Mind you, the author was preaching to the converted when it comes to me and creativity. I strive to infuse inspiration and creativity into pretty much every component of my life—work, writing, e-mail management, house & garden chores, de-cluttering, finances, relationships, thank you cards, travel, health, exercise and so on.
In fact, it is only when I forget that each day is a gift that can be treated as a fresh canvas on which to create a mini-masterpiece of a larger life well lived, that a challenging creative task I usually enjoy—such as, say, working through a time-consuming rewrite of a screenplay or playscript—becomes a dreaded chore of drudgery.
Which is why I really needed to read Big Magic when I did. As it tends to go with books, Big Magic found its way to me when I needed it most. I was in rather dire need of Gilbert’s reminder that to be creative is to be joyful…and that “frustration is not an interruption of the process; frustration is the process.”
Mind you, not all days can be gold star days. In fact, sometimes an entire year or two can be pretty much a write-off.

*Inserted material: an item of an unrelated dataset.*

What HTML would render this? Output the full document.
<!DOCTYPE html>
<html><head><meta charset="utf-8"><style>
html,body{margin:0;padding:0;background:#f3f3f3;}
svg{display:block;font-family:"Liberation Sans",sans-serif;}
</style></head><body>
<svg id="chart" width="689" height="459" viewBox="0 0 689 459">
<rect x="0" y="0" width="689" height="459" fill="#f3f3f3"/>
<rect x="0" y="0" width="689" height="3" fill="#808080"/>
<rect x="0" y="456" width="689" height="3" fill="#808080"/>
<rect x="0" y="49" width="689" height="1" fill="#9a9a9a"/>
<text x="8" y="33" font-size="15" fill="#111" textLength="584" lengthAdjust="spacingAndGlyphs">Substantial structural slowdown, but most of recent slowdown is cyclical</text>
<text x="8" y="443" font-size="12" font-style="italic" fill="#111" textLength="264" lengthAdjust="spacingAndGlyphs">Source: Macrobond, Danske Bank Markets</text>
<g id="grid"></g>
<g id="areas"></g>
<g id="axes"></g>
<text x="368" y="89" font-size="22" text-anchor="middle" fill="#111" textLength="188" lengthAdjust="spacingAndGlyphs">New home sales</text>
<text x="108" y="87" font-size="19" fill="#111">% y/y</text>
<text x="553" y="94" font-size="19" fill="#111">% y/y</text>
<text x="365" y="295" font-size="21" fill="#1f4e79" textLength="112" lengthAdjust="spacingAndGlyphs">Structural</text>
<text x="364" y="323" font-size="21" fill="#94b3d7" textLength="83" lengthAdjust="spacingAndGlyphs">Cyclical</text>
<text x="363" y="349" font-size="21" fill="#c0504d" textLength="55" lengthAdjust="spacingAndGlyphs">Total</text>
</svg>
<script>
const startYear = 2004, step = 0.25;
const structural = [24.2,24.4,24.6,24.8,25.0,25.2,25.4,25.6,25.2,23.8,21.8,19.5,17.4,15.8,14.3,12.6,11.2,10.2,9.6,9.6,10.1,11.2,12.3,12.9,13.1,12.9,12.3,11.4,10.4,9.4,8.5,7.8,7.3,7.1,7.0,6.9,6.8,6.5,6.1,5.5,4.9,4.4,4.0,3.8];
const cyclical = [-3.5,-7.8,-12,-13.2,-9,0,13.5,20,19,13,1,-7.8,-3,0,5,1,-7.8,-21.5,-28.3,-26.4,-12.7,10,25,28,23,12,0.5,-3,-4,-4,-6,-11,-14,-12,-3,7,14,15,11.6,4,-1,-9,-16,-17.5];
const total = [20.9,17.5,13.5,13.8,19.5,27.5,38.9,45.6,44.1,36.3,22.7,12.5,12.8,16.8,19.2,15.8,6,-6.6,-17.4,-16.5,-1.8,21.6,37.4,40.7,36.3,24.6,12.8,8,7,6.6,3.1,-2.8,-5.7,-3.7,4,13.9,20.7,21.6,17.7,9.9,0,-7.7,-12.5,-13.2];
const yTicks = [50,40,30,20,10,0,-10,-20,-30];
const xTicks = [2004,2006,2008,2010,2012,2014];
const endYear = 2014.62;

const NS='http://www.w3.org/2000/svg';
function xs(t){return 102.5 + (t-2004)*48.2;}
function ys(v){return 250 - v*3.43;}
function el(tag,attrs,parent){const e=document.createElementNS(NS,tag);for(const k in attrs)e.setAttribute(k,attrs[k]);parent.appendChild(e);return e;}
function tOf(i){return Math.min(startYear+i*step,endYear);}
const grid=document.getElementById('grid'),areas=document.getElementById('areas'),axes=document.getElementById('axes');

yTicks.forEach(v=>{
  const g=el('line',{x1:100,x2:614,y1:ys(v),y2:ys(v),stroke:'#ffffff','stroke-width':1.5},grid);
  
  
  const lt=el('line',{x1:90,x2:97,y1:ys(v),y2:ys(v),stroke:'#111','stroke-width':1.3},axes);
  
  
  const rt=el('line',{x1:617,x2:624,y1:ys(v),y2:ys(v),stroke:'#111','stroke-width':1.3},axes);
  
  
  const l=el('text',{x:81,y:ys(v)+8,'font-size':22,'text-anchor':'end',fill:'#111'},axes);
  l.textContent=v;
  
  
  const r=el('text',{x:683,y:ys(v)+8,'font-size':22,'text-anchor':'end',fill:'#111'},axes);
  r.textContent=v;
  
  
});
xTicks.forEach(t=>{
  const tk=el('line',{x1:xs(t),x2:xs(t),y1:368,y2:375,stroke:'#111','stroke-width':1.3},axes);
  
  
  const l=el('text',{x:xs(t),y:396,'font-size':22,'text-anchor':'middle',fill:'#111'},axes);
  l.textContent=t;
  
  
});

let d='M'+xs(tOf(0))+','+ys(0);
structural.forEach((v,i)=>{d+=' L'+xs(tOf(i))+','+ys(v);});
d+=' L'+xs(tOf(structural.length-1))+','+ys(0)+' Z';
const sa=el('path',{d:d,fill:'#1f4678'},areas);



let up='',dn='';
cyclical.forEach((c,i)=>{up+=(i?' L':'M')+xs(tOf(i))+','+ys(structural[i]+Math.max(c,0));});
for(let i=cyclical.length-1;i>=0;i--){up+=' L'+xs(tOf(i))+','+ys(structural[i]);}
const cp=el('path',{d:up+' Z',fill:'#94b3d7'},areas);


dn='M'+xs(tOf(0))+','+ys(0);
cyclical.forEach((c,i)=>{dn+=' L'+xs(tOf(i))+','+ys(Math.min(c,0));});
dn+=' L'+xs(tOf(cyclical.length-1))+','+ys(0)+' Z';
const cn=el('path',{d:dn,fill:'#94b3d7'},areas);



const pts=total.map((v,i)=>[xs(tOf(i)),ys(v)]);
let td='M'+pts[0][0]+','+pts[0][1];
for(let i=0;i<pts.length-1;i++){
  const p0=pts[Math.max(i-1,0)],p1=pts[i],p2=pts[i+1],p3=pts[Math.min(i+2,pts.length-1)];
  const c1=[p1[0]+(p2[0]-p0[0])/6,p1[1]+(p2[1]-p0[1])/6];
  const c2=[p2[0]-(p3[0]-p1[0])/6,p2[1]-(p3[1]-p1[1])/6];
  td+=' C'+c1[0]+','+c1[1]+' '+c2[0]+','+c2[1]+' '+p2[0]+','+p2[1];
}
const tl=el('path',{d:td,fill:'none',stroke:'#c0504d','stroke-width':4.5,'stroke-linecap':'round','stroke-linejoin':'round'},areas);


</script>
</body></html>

But having experienced a year or two like that myself, I do know that taking a creative approach to whatever life has thrown us can be both healing and transformational. You just never know what diamond can be created from all that emotional and psychological friction.
Way back when (in 2004), when I was writing the early drafts of my manuscript for A Widow’s Awakening, my life was chaotic. My phone rang constantly, people would drop by unexpectedly and I had an awful lot of demands placed on my time. I hadn’t yet learned the skill of setting—and enforcing—boundaries.

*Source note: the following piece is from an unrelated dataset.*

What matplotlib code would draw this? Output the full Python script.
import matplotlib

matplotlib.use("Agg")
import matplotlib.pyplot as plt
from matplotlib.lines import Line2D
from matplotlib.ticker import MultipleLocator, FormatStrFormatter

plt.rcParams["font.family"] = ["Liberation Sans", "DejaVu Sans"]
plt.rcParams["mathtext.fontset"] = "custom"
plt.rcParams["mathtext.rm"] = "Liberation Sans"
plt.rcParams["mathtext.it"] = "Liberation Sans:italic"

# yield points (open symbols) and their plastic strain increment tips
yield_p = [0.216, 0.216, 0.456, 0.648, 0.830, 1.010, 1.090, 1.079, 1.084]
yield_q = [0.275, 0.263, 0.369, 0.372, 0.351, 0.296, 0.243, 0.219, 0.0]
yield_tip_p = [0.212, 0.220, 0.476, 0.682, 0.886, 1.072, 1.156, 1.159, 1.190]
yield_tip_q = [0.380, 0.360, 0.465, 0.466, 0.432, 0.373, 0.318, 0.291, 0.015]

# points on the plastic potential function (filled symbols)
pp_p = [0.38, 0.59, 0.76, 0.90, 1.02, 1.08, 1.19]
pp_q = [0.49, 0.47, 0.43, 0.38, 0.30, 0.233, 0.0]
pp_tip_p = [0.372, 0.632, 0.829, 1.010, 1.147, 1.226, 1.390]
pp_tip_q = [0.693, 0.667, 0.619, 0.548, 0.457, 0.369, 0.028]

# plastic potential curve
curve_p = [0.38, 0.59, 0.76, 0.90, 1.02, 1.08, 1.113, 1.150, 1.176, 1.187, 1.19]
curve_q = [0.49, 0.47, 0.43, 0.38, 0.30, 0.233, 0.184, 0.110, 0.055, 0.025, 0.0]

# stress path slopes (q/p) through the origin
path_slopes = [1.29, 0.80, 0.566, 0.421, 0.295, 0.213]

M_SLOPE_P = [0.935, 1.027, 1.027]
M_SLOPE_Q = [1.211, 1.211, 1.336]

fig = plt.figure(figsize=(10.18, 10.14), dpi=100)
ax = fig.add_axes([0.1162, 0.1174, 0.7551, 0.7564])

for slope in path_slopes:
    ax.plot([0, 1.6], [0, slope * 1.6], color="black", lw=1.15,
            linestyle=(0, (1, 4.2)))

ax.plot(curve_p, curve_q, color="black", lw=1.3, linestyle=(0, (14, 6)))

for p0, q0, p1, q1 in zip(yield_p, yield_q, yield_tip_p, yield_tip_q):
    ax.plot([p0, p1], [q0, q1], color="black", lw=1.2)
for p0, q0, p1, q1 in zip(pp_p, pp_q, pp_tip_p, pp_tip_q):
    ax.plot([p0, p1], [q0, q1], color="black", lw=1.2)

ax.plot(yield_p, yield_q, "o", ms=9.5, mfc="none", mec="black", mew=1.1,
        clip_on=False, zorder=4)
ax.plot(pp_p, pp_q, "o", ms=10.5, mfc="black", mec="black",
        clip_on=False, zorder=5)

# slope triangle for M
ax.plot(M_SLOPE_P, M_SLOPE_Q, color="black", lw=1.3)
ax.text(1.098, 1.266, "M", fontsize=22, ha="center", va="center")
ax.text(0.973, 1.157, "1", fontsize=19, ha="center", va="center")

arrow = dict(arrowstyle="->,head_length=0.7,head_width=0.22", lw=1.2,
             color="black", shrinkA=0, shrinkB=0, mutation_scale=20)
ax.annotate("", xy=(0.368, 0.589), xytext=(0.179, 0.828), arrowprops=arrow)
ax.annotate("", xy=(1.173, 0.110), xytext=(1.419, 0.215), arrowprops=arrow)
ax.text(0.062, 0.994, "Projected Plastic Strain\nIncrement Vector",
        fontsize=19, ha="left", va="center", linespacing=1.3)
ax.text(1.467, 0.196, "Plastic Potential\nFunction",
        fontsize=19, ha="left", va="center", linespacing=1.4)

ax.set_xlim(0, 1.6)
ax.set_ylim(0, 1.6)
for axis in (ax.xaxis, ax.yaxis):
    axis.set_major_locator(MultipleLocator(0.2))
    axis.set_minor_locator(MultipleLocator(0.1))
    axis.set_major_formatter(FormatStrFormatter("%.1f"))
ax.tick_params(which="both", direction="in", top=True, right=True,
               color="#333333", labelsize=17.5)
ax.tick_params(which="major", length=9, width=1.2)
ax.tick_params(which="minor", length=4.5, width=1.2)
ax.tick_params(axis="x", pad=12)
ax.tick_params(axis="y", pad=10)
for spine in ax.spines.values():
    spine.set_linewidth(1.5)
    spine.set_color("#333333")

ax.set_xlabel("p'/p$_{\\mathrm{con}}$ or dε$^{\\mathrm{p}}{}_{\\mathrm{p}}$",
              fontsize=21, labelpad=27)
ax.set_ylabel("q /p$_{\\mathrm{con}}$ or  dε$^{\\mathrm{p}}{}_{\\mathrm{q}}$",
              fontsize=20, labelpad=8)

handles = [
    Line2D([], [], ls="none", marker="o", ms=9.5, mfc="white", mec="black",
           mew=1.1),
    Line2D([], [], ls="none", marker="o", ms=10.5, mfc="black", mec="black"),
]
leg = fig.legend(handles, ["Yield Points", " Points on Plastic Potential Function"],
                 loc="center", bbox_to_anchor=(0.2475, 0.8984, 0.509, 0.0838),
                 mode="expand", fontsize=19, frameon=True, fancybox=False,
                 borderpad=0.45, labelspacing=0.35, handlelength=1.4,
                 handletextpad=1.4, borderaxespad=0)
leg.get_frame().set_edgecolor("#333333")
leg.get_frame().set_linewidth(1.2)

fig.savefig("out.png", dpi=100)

I was grieving my husband’s death while trying to write a book about losing him…and work with the police officers who started his memorial fund to try and figure out what the heck to do about the workplace issue that led to his death…all the while trying to keep dozens of concerned loved ones assured that I was going to be okay.
Well, I wasn’t okay. And I knew, deep down, that I wasn’t going to be okay again until I could find some peace and quiet to grieve and write what I needed to write without constantly being interrupted. Fortunately, a friend came to the rescue and offered me the use of an old farmhouse in the country. It was arranged so that I could go there for 3 or 4 days at a time to write…no internet, no phone, no other people. Just me and my two dogs.
By that point, I had a good grasp of the basic outline of the story. And I had, thankfully, written down very specific details on the events (as well as my physical, emotional, psychological and spiritual response to those events) pertaining to my husband’s death.
But the manuscript was still a long, rambling mixed-up stew of heartbreaking emotion and wishful thinking for the future. Luckily, I was working with an excellent editor who, sentence by sentence, was teaching me how to show a story versus tell it.
And so it came to pass that it was in that little farmhouse that I personally experienced the creative connection that Elizabeth Gilbert calls “Big Magic”:
The effort is worth it, because when at last you do connect, it is an otherworldly delight of the highest order…you make the connection. Out of nowhere it all comes together. You must keep calling out in those dark woods for your own Big Magic…because when it all comes together, it’s amazing. The only thing you can do is bow down in gratitude, as if you have been granted an audience with the divine. Because you have.
Big Magic came to visit me at that farmhouse and the best way for me to describe how that felt is perhaps how a figure skater must feel when landing a difficult jump…then another then another.
I would write a clever line of dialogue, then discover a connection between characters, then find a new twist in the plot. Day after day, it felt like I’d just landed a triple axel…then a sow cow, then a back flip. It was amazing.
I would write for a few hours then go for a long walk in the woods, alongside the river, with my two dogs. Sometimes I would cry and cry, as the hurt finally made its way to the surface without being interrupted by a ringing phone. Then I’d return to the farmhouse to write some more.
After experiencing so much sorrow and loss, I found the creative process of transforming my hurt into an engaging story to be an unexpected gift.
But creativity is a gift—one we’d perhaps be wise to use on a more regular basis. For contrary to the message being delivered through the constant bombardment from advertisers, we are not just consumers; we are also creators.
It breaks my heart to see people, especially teens, staring at their phones for huge chunks of time. Sure, they may be looking at creative images on Pinterest and Instagram…but I suspect that far too often, they are consuming other people’s creativity versus creating their own projects.
One of the messages I appreciate most in Big Magic is that it doesn’t really matter WHAT we create. What matters is that we are creative in some capacity.
“What you produce is not necessarily always sacred,” explains Gilbert. “What is sacred is the time that you spent working on the project, and what that time does to expand your imagination, and what that expanded imagination does to transform your life.”